The Poem Tree stood, for close to 450 years, on Castle Hill, at Oxfordshire’s Wittenham Clumps. In the 1840s, the tree was furnished with a carving by Joseph Tubb who etched the words of his 20-line poem into the beech.
As up the hill with labr’ing steps we tread / Where the twin Clumps their sheltering branches spread / The summit gain’d at ease reclining lay / And all around the wide spread scene survey / Point out each object and instructive tell / The various changes that the land befell / Where the low bank the country wide surrounds / That ancient earthwork form’d old Mercia’s bounds / In misty distance see the barrow heave / There lies forgotten lonely Cwichelm’s grave.
Around this hill the ruthless Danes intrenched / And these fair plains with gory slaughter drench’d / While at our feet where stands that stately tower / In days gone by up rose the Roman power / And yonder, there where Thames smooth waters glide / In later days appeared monastic pride. / Within that field where lies the grazing herd / Huge walls were found, some coffins disinter’d / Such is the course of time, the wreck which fate / And awful doom award the earthly great.
Inspired by his admiration for the surrounding landscape and its history, the careful process of carving this poem, from memory no less, is said to have taken Tubbs two weeks over the summer.

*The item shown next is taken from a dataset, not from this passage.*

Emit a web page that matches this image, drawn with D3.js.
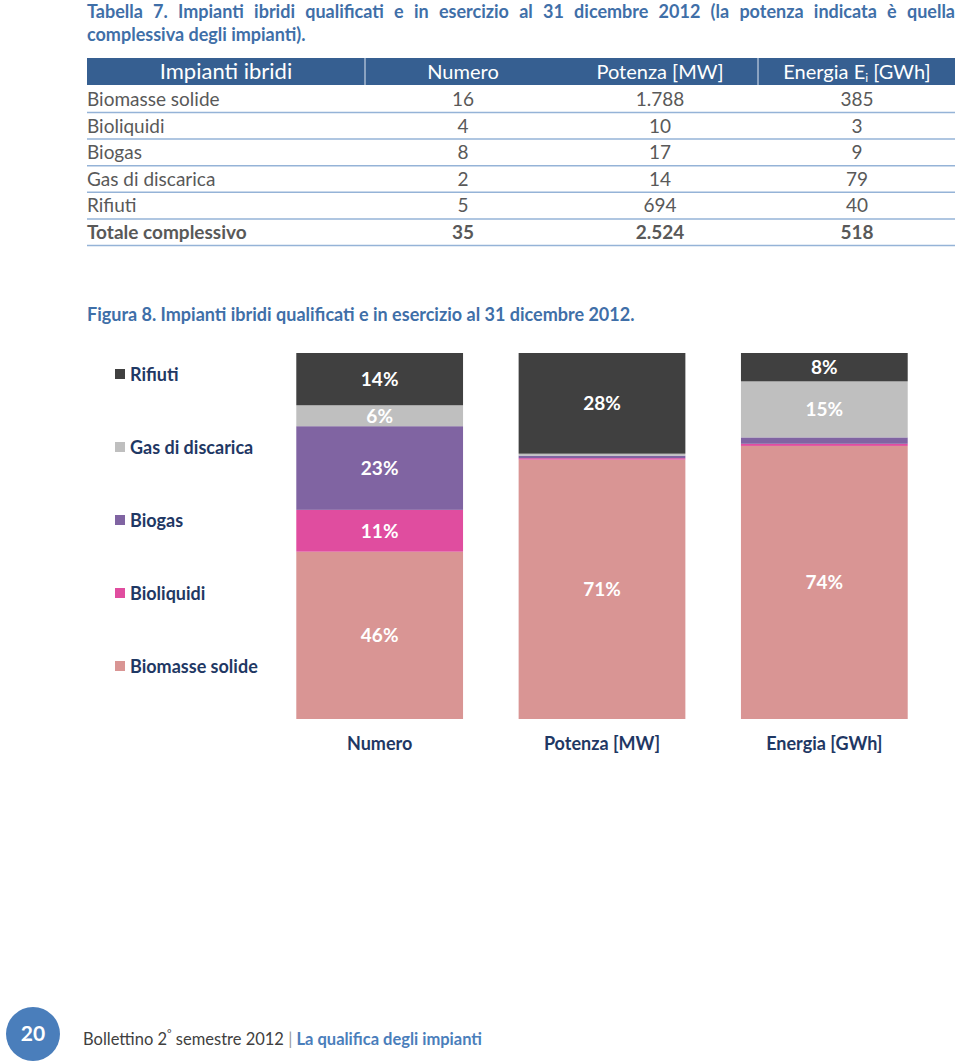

Though already 300 years old at the time of Tubb’s carving, the tree’s continued growth and development caused the poem to slowly become distorted as the years passed. With the foresight to know this unique poem had little time of legibility left, Henry Osmaston, a geographer in the area, took a rubbing in 1965 for posterity.
This rubbing was later recreated, alongside a transcription of the poem, on a stone close to the tree. Though placed in 1994 to commemorate the 150th anniversary of the carving, the stone now stands as a memorial to the lost tree and poem, since the beech collapsed in 2012.